7. Independent Validation

@sztlink (Felipe Sztutman)Qwen3-30B-A3B Q4_K_M, RTX 4090, AmesianX v1.2.0 (2026-04-01):

  • First independent PPL validation of the MoE V-compression finding on CUDA hardware (our results were Metal-only)
  • q8_0/tbq3 (asymmetric): PPL 7.5910 (+0.57% vs f16 7.5477) — confirms V compression is nearly free on MoE, consistent with our +0.8-1.0% on Qwen3.5-35B-A3B
  • Symmetric tbq3/tbq3: PPL 9.5221 (+26.16%) — catastrophic. Validates asymmetric as the only safe path on Qwen MoE
  • Different model (Qwen3-30B-A3B vs our Qwen3.5-35B-A3B), different hardware (RTX 4090 vs M5 Max), different implementation (AmesianX v1.2.0 vs our fork) — same conclusion: compress V aggressively, keep K at q8_0

@MadreagOptimized CUDA fork, RTX 5090, Qwen3.5-27B Q6_K (2026-04-01):

  • turbo2 beats q8_0 by 5.4% at 32K decode (58.61 vs 55.60 t/s) at 7.53x compression. Same crossover pattern as our Metal findings: smaller cache = less bandwidth = faster at long context
  • turbo2 at 256K: 42.57 t/s on consumer 5090 where q8_0/f16 OOM. First 256K turbo2 data point on CUDA
  • Kernel optimizations yield +13-69% decode improvement at 32K across 4 GPUs vs base TurboQuant implementation
  • Confirms V compression dominance from asymmetric K/V matrix: V type varies PPL more than K type

@sjoerdmaessen (Sjoerd Maessen)Qwen3.5-122B-A10B Q5_K_S, 2x NVIDIA L40S 48GB, 82K context (2026-04-01):

  • turbo2 at 82K on this hybrid MoE (12 attention layers + 36 recurrent): TG 57.7 t/s vs q8_0 61.1 t/s (-5.6%). No crossover where turbo2 beats q8_0, unlike our Qwen3.5-35B finding at 32K on Metal
  • Suggests the turbo2 decode crossover is architecture-dependent: hybrid MoE with only 12 KV attention layers may not generate enough cache bandwidth savings for turbo2 to win, unlike pure-transformer MoE with more KV layers
  • Asymmetric q8_0/turbo3: 100% decode recovery, confirming V compression is free on this MoE architecture

@mudler (Ettore Di Giacinto)APEX + TurboQuant integration, LocalAI (44.7k stars) (2026-04-01):

  • Tested TurboQuant KV cache compression on top of APEX MoE weight quantization for Qwen3.5-35B-A3B at 8K context
  • +14% prompt processing speedup across all APEX tiers (I-Quality: 1,752 to 2,003 t/s, I-Compact: 1,714 to 1,959 t/s, Mini: 1,696 to 1,938 t/s)
  • Zero quality loss from TurboQuant KV on top of APEX weights, 4.6x KV cache compression
  • APEX Mini (12.2 GB) + TurboQuant = 35B MoE at 8K context on a 16GB consumer GPU
  • First external validation of TurboQuant KV compression as a complementary layer on top of advanced weight quantization for MoE models

8. Open Questions

  1. Does the turbo2+BV advantage generalize to other MoE architectures? Only tested on Qwen3.5 (GDN+attention hybrid, 16 KV layers out of 64). Models with different attention-to-expert ratios may behave differently.
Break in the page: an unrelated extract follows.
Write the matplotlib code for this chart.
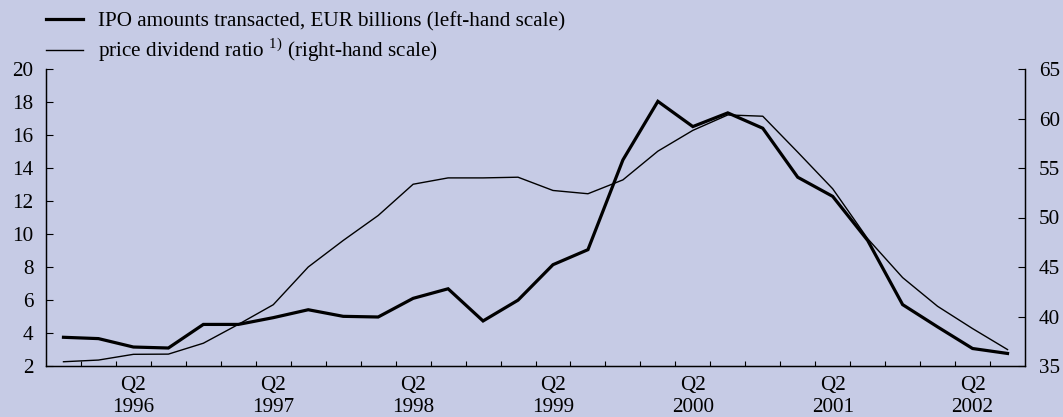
import matplotlib
matplotlib.use("Agg")
import matplotlib.pyplot as plt
from matplotlib.ticker import FixedLocator, NullFormatter

plt.rcParams['font.family'] = ['Liberation Serif', 'DejaVu Serif']
plt.rcParams['mathtext.fontset'] = 'custom'
plt.rcParams['mathtext.rm'] = 'Liberation Serif'

# quarters Q4 1995 .. Q3 2002
quarters = ['Q4 1995'] + [f'Q{q} {y}' for y in range(1996, 2002) for q in range(1, 5)] + ['Q1 2002', 'Q2 2002', 'Q3 2002']

ipo_amounts = [3.74, 3.66, 3.15, 3.09, 4.52, 4.52, 4.93, 5.41, 5.01, 4.97, 6.10, 6.68, 4.73, 5.99,
               8.14, 9.05, 14.49, 18.04, 16.51, 17.34, 16.41, 13.44, 12.28, 9.61, 5.72, 4.37, 3.06, 2.76]
price_dividend = [35.43, 35.6, 36.18, 36.2, 37.3, 39.2, 41.19, 45.0, 47.68, 50.2, 53.36, 54.0, 54.0, 54.07,
                  52.73, 52.4, 53.8, 56.7, 58.8, 60.36, 60.23, 56.6, 52.9, 47.86, 43.93, 41.03, 38.78, 36.66]

bg = '#c6cbe5'
fs = 15.2

fig = plt.figure(figsize=(10.63, 4.17), dpi=100, facecolor=bg)
ax = fig.add_axes([46 / 1063, 1 - 366 / 417, (1025 - 46) / 1063, (366 - 69) / 417])
ax.set_facecolor(bg)
ax2 = ax.twinx()

xs = list(range(len(quarters)))
l1, = ax.plot(xs, ipo_amounts, color='black', lw=2.3, solid_joinstyle='miter')
l2, = ax2.plot(xs, price_dividend, color='black', lw=1.0)

ax.set_xlim(-0.5, len(quarters) - 0.5)
ax.set_ylim(2, 20)
ax2.set_ylim(35, 65)
ax.set_yticks(range(2, 21, 2))
ax2.set_yticks(range(35, 66, 5))

# quarter boundaries as minor ticks, Q2 labels as major (no mark)
major = [i for i, q in enumerate(quarters) if q.startswith('Q2')]
ax.xaxis.set_major_locator(FixedLocator(major))
ax.set_xticklabels([quarters[i].replace(' ', '\n') for i in major], fontsize=fs, linespacing=1.22)
ax.xaxis.set_minor_locator(FixedLocator([i + 0.5 for i in xs[:-1]]))
ax.xaxis.set_minor_formatter(NullFormatter())
ax.tick_params(axis='x', which='major', length=0, pad=7)
ax.tick_params(axis='x', which='minor', direction='in', length=3.8, width=0.8)
ax.tick_params(axis='y', direction='in', length=5.3, width=0.8, labelsize=fs, pad=9)
ax2.tick_params(axis='y', direction='in', length=5.3, width=0.8, labelsize=fs, pad=10)

for a in (ax, ax2):
    a.spines['top'].set_visible(False)
    for s in ('left', 'right', 'bottom'):
        a.spines[s].set_linewidth(0.9)

fig.legend([l1, l2],
           ['IPO amounts transacted, EUR billions (left-hand scale)',
            'price dividend ratio $^{1)}$ (right-hand scale)'],
           loc='upper left', bbox_to_anchor=(45.7 / 1063, 1 - 12 / 417),
           frameon=False, fontsize=fs, handlelength=1.78, handletextpad=0.7,
           labelspacing=0.22, borderpad=0, borderaxespad=0)

fig.savefig('out.png', dpi=100, facecolor=bg)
  2. What is the mechanism for the 32K decode advantage? The hypothesis (smaller blocks = less bandwidth per non-skipped V position under Sparse V) is plausible but not directly proven. Could also be a Metal caching effect.

  3. Does NIAH retrieval hold? PPL is strong but retrieval accuracy is a distinct quality signal. Needs NIAH script update for asymmetric configs.

  4. Where is the short-vs-long context crossover? turbo2+BV is slower at short context but faster at 32K. The crossover point (likely 8K–16K) was not measured.